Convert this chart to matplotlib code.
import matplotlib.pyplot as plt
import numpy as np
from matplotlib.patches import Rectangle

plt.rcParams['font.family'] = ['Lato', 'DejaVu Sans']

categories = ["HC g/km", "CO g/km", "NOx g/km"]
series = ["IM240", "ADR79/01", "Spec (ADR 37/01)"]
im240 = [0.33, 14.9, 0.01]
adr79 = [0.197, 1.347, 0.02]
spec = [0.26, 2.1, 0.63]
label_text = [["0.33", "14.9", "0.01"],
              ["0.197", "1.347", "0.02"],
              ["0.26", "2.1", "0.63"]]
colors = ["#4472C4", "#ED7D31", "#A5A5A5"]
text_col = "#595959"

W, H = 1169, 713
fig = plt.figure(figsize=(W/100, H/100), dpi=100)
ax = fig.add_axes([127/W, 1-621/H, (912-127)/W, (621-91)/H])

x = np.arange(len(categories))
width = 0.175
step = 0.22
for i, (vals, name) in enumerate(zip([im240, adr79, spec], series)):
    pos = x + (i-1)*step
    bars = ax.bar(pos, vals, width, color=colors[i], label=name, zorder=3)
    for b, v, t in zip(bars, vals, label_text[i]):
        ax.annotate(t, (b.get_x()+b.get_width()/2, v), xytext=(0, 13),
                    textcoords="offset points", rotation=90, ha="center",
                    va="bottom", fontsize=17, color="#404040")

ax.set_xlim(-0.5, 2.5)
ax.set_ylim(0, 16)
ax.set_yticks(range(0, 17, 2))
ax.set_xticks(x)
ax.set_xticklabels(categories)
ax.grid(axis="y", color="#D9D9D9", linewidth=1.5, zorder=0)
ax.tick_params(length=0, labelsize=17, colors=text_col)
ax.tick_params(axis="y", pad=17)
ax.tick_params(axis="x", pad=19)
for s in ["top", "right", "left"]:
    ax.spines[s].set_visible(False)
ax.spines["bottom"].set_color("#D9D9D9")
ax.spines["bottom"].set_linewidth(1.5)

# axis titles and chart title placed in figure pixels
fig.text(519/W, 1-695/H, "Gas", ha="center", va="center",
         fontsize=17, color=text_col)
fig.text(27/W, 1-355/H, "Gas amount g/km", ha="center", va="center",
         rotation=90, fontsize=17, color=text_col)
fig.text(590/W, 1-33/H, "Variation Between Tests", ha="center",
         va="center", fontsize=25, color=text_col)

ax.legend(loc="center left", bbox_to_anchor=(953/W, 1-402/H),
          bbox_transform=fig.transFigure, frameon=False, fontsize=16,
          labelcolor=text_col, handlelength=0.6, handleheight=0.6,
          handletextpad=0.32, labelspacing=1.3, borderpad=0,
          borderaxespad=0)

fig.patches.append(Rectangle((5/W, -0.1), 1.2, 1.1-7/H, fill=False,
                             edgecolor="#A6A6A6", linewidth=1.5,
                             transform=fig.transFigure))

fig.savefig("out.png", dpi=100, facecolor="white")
==
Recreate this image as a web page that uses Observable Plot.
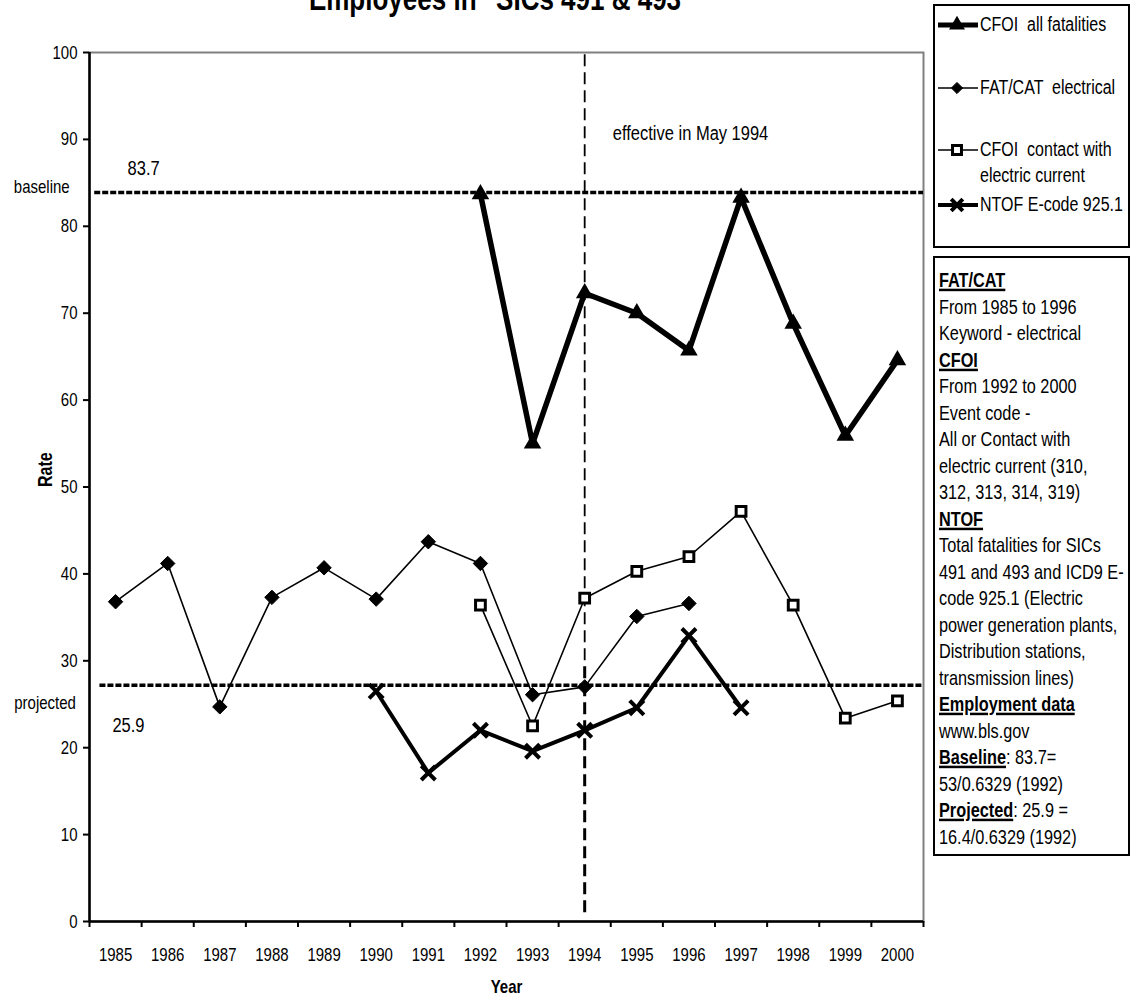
==
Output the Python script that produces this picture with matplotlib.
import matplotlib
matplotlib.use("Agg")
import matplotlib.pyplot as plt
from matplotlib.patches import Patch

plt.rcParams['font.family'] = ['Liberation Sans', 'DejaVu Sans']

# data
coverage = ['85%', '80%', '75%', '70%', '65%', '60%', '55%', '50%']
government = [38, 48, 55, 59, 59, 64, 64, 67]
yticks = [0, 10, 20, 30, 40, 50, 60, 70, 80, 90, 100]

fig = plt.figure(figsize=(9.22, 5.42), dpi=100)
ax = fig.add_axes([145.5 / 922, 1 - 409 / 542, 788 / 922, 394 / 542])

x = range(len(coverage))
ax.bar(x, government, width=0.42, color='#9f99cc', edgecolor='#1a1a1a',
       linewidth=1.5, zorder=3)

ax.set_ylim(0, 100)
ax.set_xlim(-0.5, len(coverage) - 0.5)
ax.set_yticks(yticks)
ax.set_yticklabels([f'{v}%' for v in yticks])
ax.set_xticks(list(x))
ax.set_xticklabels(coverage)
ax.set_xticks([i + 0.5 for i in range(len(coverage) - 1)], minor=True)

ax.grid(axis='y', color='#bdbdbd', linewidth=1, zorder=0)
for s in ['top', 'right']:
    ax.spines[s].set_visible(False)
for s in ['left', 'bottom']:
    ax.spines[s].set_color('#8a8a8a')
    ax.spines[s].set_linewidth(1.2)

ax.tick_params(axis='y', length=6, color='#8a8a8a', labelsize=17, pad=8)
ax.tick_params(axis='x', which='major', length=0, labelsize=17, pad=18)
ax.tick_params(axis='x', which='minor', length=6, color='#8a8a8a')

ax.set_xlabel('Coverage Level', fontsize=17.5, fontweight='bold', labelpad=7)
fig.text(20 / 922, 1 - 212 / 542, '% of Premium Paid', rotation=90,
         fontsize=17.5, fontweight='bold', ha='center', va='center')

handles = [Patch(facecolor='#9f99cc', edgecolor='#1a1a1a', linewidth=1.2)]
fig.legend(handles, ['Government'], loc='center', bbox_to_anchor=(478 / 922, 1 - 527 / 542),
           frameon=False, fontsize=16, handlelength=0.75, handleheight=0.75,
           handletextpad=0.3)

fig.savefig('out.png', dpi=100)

- Your task:
Starting at the line that contains "Output the Python", repeat each line exactly, and stop after the line that contains "80, 90, 100]".

- Result of this exercise:
Output the Python script that produces this picture with matplotlib.
import matplotlib
matplotlib.use("Agg")
import matplotlib.pyplot as plt
from matplotlib.patches import Patch

plt.rcParams['font.family'] = ['Liberation Sans', 'DejaVu Sans']

# data
coverage = ['85%', '80%', '75%', '70%', '65%', '60%', '55%', '50%']
government = [38, 48, 55, 59, 59, 64, 64, 67]
yticks = [0, 10, 20, 30, 40, 50, 60, 70, 80, 90, 100]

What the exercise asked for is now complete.